Der freilich findet seinen Weg und wird mit den Jahren zu einem erbitterten Konkurrenten. 1564 treffen die zwei neuerlich aufeinander. Sie sind eingeladen, Zeichnungen und Konzepte für die Gestaltung des Stammhauses einer der karitativen Bruderschaften, auch Scuole genannt, vorzulegen. Ein repräsentativer und zugleich lukrativer Auftrag.

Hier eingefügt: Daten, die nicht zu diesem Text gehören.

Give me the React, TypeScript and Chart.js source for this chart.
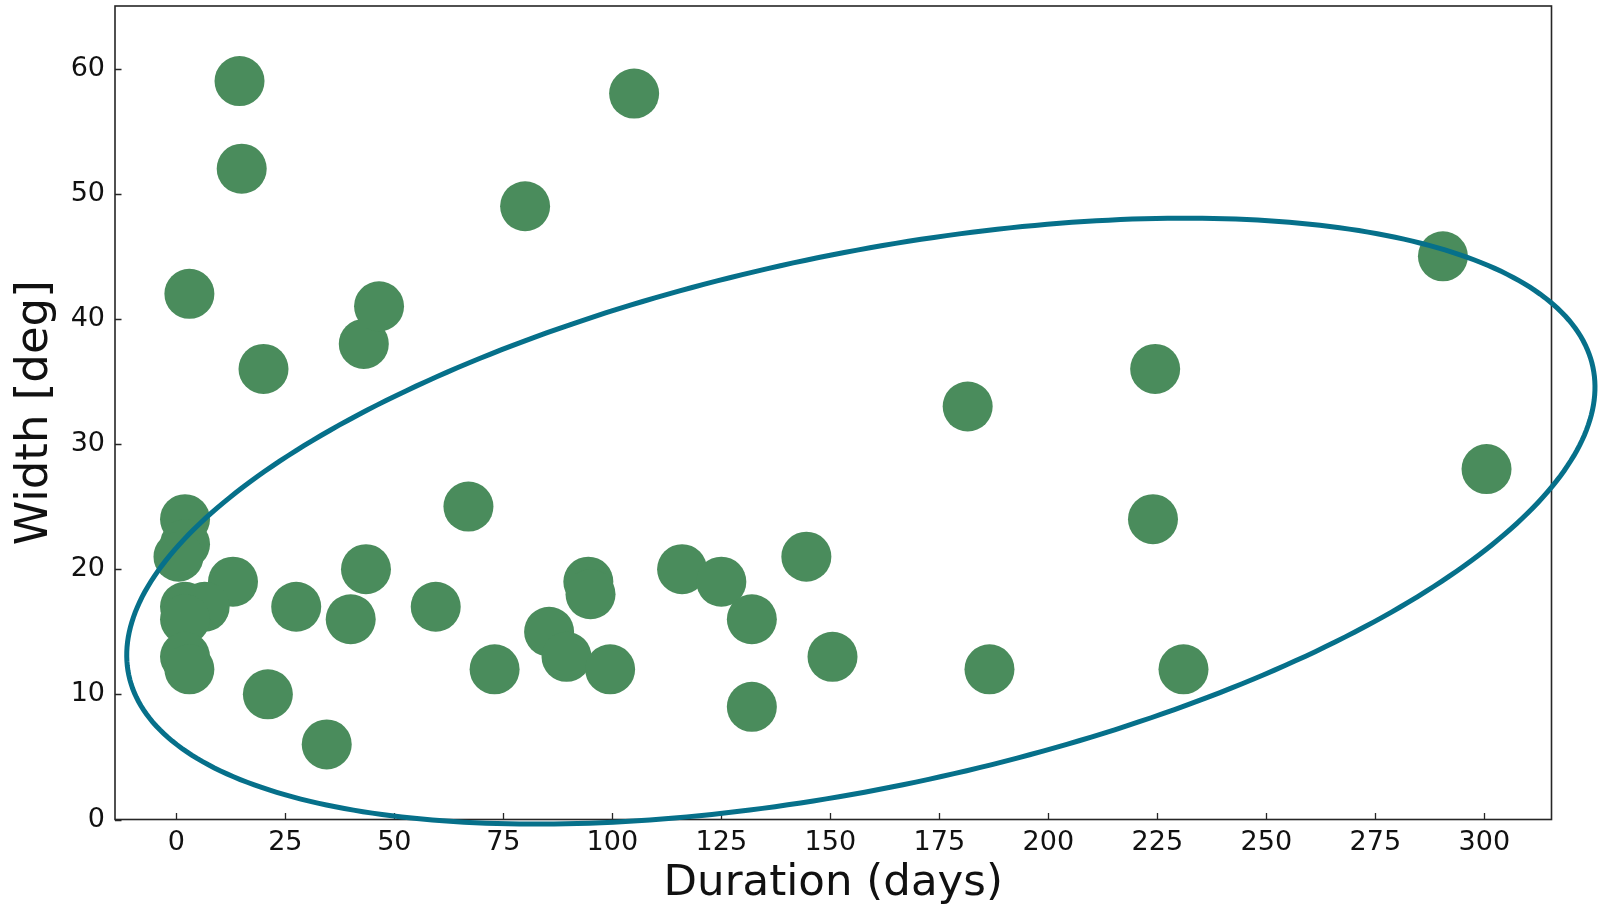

Was der weithin gepriesene Malerfürst nicht ahnt: Sein früherer Lehrling greift zu einer List. Als der Morgen gekommen ist, da man die Skizzen präsentieren soll, macht er die Jury staunen. Es ist ihm gelungen, binnen kürzester Zeit das gesamte Bild von der „Apotheose des Heiligen Rochus“zu schaffen und an der Decke des dafür vorgesehenen Saales anzubringen. Der Applaus ist groß. Seinem Hauptkonkurrenten, der dagegen mit ziemlich leeren Händen dasteht, bleibt der Mund offen, als er auch noch miterlebt, wie der von ihm gefeuerte Mitarbeiter einen Handel vorschlägt: Er würde der Scuola das Werk kostenlos überlassen, wenn man ihm den Auftrag zuschanzen würde. Und so geschieht’s. Sein Gegenspieler, Porträtist der bedeutendsten Herrscher seiner Tage, zieht wütend ab. Aus den Augenwinkeln beobachtet er, wie der Stern des jungen Malers, des Sohns eines Färbers, zu strahlen beginnt.
Die Kunstgeschichte aber schließt Frieden zwischen den Giganten: Nicht nur Venedig nennt sie heute in einem Atemzug.